_WORK INSTRUCTIONS:_ Do not copy the pictures; transcribe all other material exactly.

_STORED ROWS:_

--- Start ---

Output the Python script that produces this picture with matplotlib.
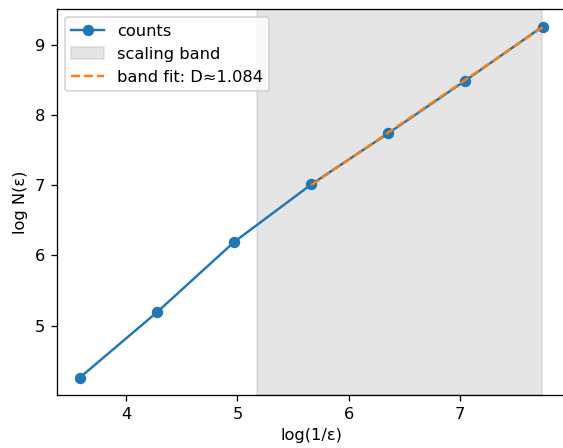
import numpy as np
import matplotlib
matplotlib.use("Agg")
import matplotlib.pyplot as plt

# box sizes eps = 1/36, 1/72, ... ; x = log(1/eps)
inv_eps = [36, 72, 144, 288, 576, 1152, 2304]
log_n = [4.26, 5.19, 6.19, 7.01, 7.74, 8.49, 9.26]
band_lo = 5.175
band_hi = 7.742
band_idx = [3, 4, 5, 6]
fit_label = "band fit: D\u22481.084"

x = np.log(inv_eps)
y = np.array(log_n)

dpi = 117
fig = plt.figure(figsize=(563 / dpi, 448 / dpi), dpi=dpi)
ax = fig.add_axes([0.1007, 0.118, 0.904, 0.862])

ax.plot(x, y, marker="o", label="counts")
ax.axvspan(band_lo, band_hi, color="gray", alpha=0.2, label="scaling band")

xb = x[band_idx]
slope, icpt = np.polyfit(xb, y[band_idx], 1)
ax.plot(xb, slope * xb + icpt, "--", label=fit_label)

ax.set_xlabel("log(1/\u03b5)")
ax.set_ylabel("log N(\u03b5)")
ax.legend(loc="upper left")

fig.savefig("out.png", dpi=dpi)
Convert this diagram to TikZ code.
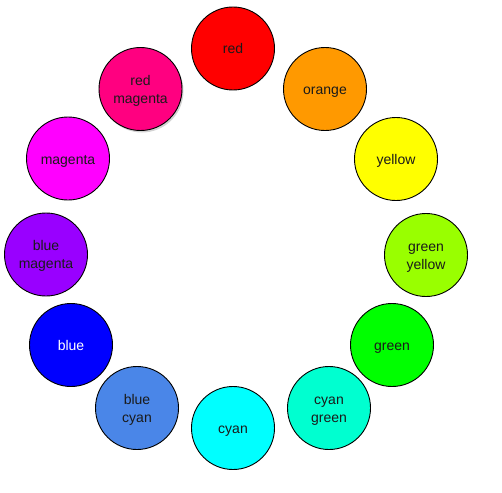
\documentclass[tikz,border=0pt]{standalone}
\usepackage{fontspec}
\setmainfont{Liberation Sans}
\usetikzlibrary{shadows,calc}
\definecolor{cRed}{HTML}{FF0000}
\definecolor{cOrange}{HTML}{FF9900}
\definecolor{cYellow}{HTML}{FFFF00}
\definecolor{cGreenYellow}{HTML}{99FF00}
\definecolor{cGreen}{HTML}{00FF00}
\definecolor{cCyanGreen}{HTML}{00FFD0}
\definecolor{cCyan}{HTML}{00FFFF}
\definecolor{cBlueCyan}{HTML}{4A86E8}
\definecolor{cBlue}{HTML}{0000FF}
\definecolor{cBlueMagenta}{HTML}{9900FF}
\definecolor{cMagenta}{HTML}{FF00FF}
\definecolor{cRedMagenta}{HTML}{FF0080}
\definecolor{cText}{HTML}{1A1A1A}
\tikzset{
  hue/.style={circle, draw=black, line width=0.9pt, minimum size=83pt, inner sep=0pt},
  lbl/.style={anchor=base, inner sep=0pt, font=\fontsize{14}{18}\selectfont, text=cText},
}
\begin{document}
\begin{tikzpicture}[x=1pt,y=-1pt]
\useasboundingbox (0,0) rectangle (502,492);
\node[hue, fill=cRed] (red) at (233,48.5) {};
\node[hue, fill=cOrange] (orange) at (325,89) {};
\node[hue, fill=cYellow] (yellow) at (396,159) {};
\node[hue, fill=cGreenYellow] (greenyellow) at (426,255) {};
\node[hue, fill=cGreen] (green) at (392,345) {};
\node[hue, fill=cCyanGreen] (cyangreen) at (329,408) {};
\node[hue, fill=cCyan] (cyan) at (233,428) {};
\node[hue, fill=cBlueCyan] (bluecyan) at (137,408) {};
\node[hue, fill=cBlue] (blue) at (71,345) {};
\node[hue, fill=cBlueMagenta] (bluemagenta) at (46,254.5) {};
\node[hue, fill=cMagenta] (magenta) at (68,158.5) {};
\node[hue, fill=cRedMagenta, drop shadow={shadow xshift=1.5pt, shadow yshift=-2pt, opacity=0.35}] (redmagenta) at (140.5,89) {};
% single-line labels
\node[lbl] (t-red) at ($(red)+(0,5.5)$) {red};
\node[lbl] (t-orange) at ($(orange)+(0,5.5)$) {orange};
\node[lbl] (t-yellow) at ($(yellow)+(0,5.5)$) {yellow};
\node[lbl] (t-green) at ($(green)+(0,5.5)$) {green};
\node[lbl] (t-cyan) at ($(cyan)+(0,5.5)$) {cyan};
\node[lbl, text=white] (t-blue) at ($(blue)+(0,5.5)$) {blue};
\node[lbl] (t-magenta) at ($(magenta)+(0,5.5)$) {magenta};
% two-line labels
\node[lbl] (t-greenyellow1) at ($(greenyellow)+(0,-3.6)$) {green};
\node[lbl] (t-greenyellow2) at ($(greenyellow)+(0,14.4)$) {yellow};
\node[lbl] (t-cyangreen1) at ($(cyangreen)+(0,-3.6)$) {cyan};
\node[lbl] (t-cyangreen2) at ($(cyangreen)+(0,14.4)$) {green};
\node[lbl] (t-bluecyan1) at ($(bluecyan)+(0,-3.6)$) {blue};
\node[lbl] (t-bluecyan2) at ($(bluecyan)+(0,14.4)$) {cyan};
\node[lbl] (t-bluemagenta1) at ($(bluemagenta)+(0,-3.6)$) {blue};
\node[lbl] (t-bluemagenta2) at ($(bluemagenta)+(0,14.4)$) {magenta};
\node[lbl] (t-redmagenta1) at ($(redmagenta)+(0,-3.6)$) {red};
\node[lbl] (t-redmagenta2) at ($(redmagenta)+(0,14.4)$) {magenta};
\end{tikzpicture}
\end{document}
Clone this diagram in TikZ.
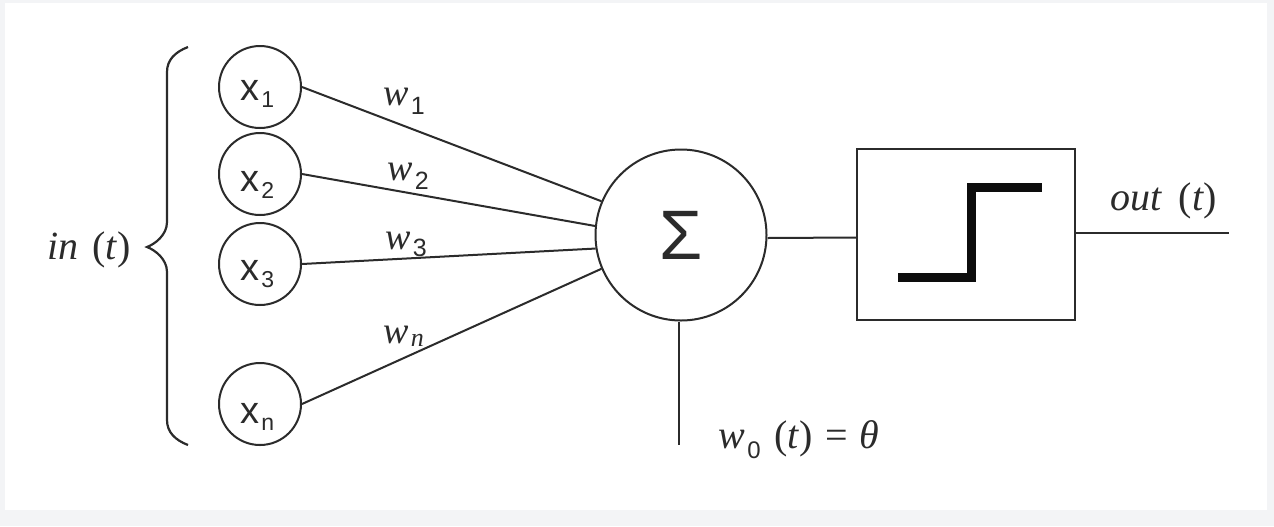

--- End ---

_REPLY TO THE TASK:_
Output the Python script that produces this picture with matplotlib.
import numpy as np
import matplotlib
matplotlib.use("Agg")
import matplotlib.pyplot as plt

# box sizes eps = 1/36, 1/72, ... ; x = log(1/eps)
inv_eps = [36, 72, 144, 288, 576, 1152, 2304]
log_n = [4.26, 5.19, 6.19, 7.01, 7.74, 8.49, 9.26]
band_lo = 5.175
band_hi = 7.742
band_idx = [3, 4, 5, 6]
fit_label = "band fit: D\u22481.084"

x = np.log(inv_eps)
y = np.array(log_n)

dpi = 117
fig = plt.figure(figsize=(563 / dpi, 448 / dpi), dpi=dpi)
ax = fig.add_axes([0.1007, 0.118, 0.904, 0.862])

ax.plot(x, y, marker="o", label="counts")
ax.axvspan(band_lo, band_hi, color="gray", alpha=0.2, label="scaling band")

xb = x[band_idx]
slope, icpt = np.polyfit(xb, y[band_idx], 1)
ax.plot(xb, slope * xb + icpt, "--", label=fit_label)

ax.set_xlabel("log(1/\u03b5)")
ax.set_ylabel("log N(\u03b5)")
ax.legend(loc="upper left")

fig.savefig("out.png", dpi=dpi)
Convert this diagram to TikZ code.
\documentclass[tikz,border=0pt]{standalone}
\usepackage{fontspec}
\setmainfont{Liberation Sans}
\usetikzlibrary{shadows,calc}
\definecolor{cRed}{HTML}{FF0000}
\definecolor{cOrange}{HTML}{FF9900}
\definecolor{cYellow}{HTML}{FFFF00}
\definecolor{cGreenYellow}{HTML}{99FF00}
\definecolor{cGreen}{HTML}{00FF00}
\definecolor{cCyanGreen}{HTML}{00FFD0}
\definecolor{cCyan}{HTML}{00FFFF}
\definecolor{cBlueCyan}{HTML}{4A86E8}
\definecolor{cBlue}{HTML}{0000FF}
\definecolor{cBlueMagenta}{HTML}{9900FF}
\definecolor{cMagenta}{HTML}{FF00FF}
\definecolor{cRedMagenta}{HTML}{FF0080}
\definecolor{cText}{HTML}{1A1A1A}
\tikzset{
  hue/.style={circle, draw=black, line width=0.9pt, minimum size=83pt, inner sep=0pt},
  lbl/.style={anchor=base, inner sep=0pt, font=\fontsize{14}{18}\selectfont, text=cText},
}
\begin{document}
\begin{tikzpicture}[x=1pt,y=-1pt]
\useasboundingbox (0,0) rectangle (502,492);
\node[hue, fill=cRed] (red) at (233,48.5) {};
\node[hue, fill=cOrange] (orange) at (325,89) {};
\node[hue, fill=cYellow] (yellow) at (396,159) {};
\node[hue, fill=cGreenYellow] (greenyellow) at (426,255) {};
\node[hue, fill=cGreen] (green) at (392,345) {};
\node[hue, fill=cCyanGreen] (cyangreen) at (329,408) {};
\node[hue, fill=cCyan] (cyan) at (233,428) {};
\node[hue, fill=cBlueCyan] (bluecyan) at (137,408) {};
\node[hue, fill=cBlue] (blue) at (71,345) {};
\node[hue, fill=cBlueMagenta] (bluemagenta) at (46,254.5) {};
\node[hue, fill=cMagenta] (magenta) at (68,158.5) {};
\node[hue, fill=cRedMagenta, drop shadow={shadow xshift=1.5pt, shadow yshift=-2pt, opacity=0.35}] (redmagenta) at (140.5,89) {};
% single-line labels
\node[lbl] (t-red) at ($(red)+(0,5.5)$) {red};
\node[lbl] (t-orange) at ($(orange)+(0,5.5)$) {orange};
\node[lbl] (t-yellow) at ($(yellow)+(0,5.5)$) {yellow};
\node[lbl] (t-green) at ($(green)+(0,5.5)$) {green};
\node[lbl] (t-cyan) at ($(cyan)+(0,5.5)$) {cyan};
\node[lbl, text=white] (t-blue) at ($(blue)+(0,5.5)$) {blue};
\node[lbl] (t-magenta) at ($(magenta)+(0,5.5)$) {magenta};
% two-line labels
\node[lbl] (t-greenyellow1) at ($(greenyellow)+(0,-3.6)$) {green};
\node[lbl] (t-greenyellow2) at ($(greenyellow)+(0,14.4)$) {yellow};
\node[lbl] (t-cyangreen1) at ($(cyangreen)+(0,-3.6)$) {cyan};
\node[lbl] (t-cyangreen2) at ($(cyangreen)+(0,14.4)$) {green};
\node[lbl] (t-bluecyan1) at ($(bluecyan)+(0,-3.6)$) {blue};
\node[lbl] (t-bluecyan2) at ($(bluecyan)+(0,14.4)$) {cyan};
\node[lbl] (t-bluemagenta1) at ($(bluemagenta)+(0,-3.6)$) {blue};
\node[lbl] (t-bluemagenta2) at ($(bluemagenta)+(0,14.4)$) {magenta};
\node[lbl] (t-redmagenta1) at ($(redmagenta)+(0,-3.6)$) {red};
\node[lbl] (t-redmagenta2) at ($(redmagenta)+(0,14.4)$) {magenta};
\end{tikzpicture}
\end{document}
Clone this diagram in TikZ.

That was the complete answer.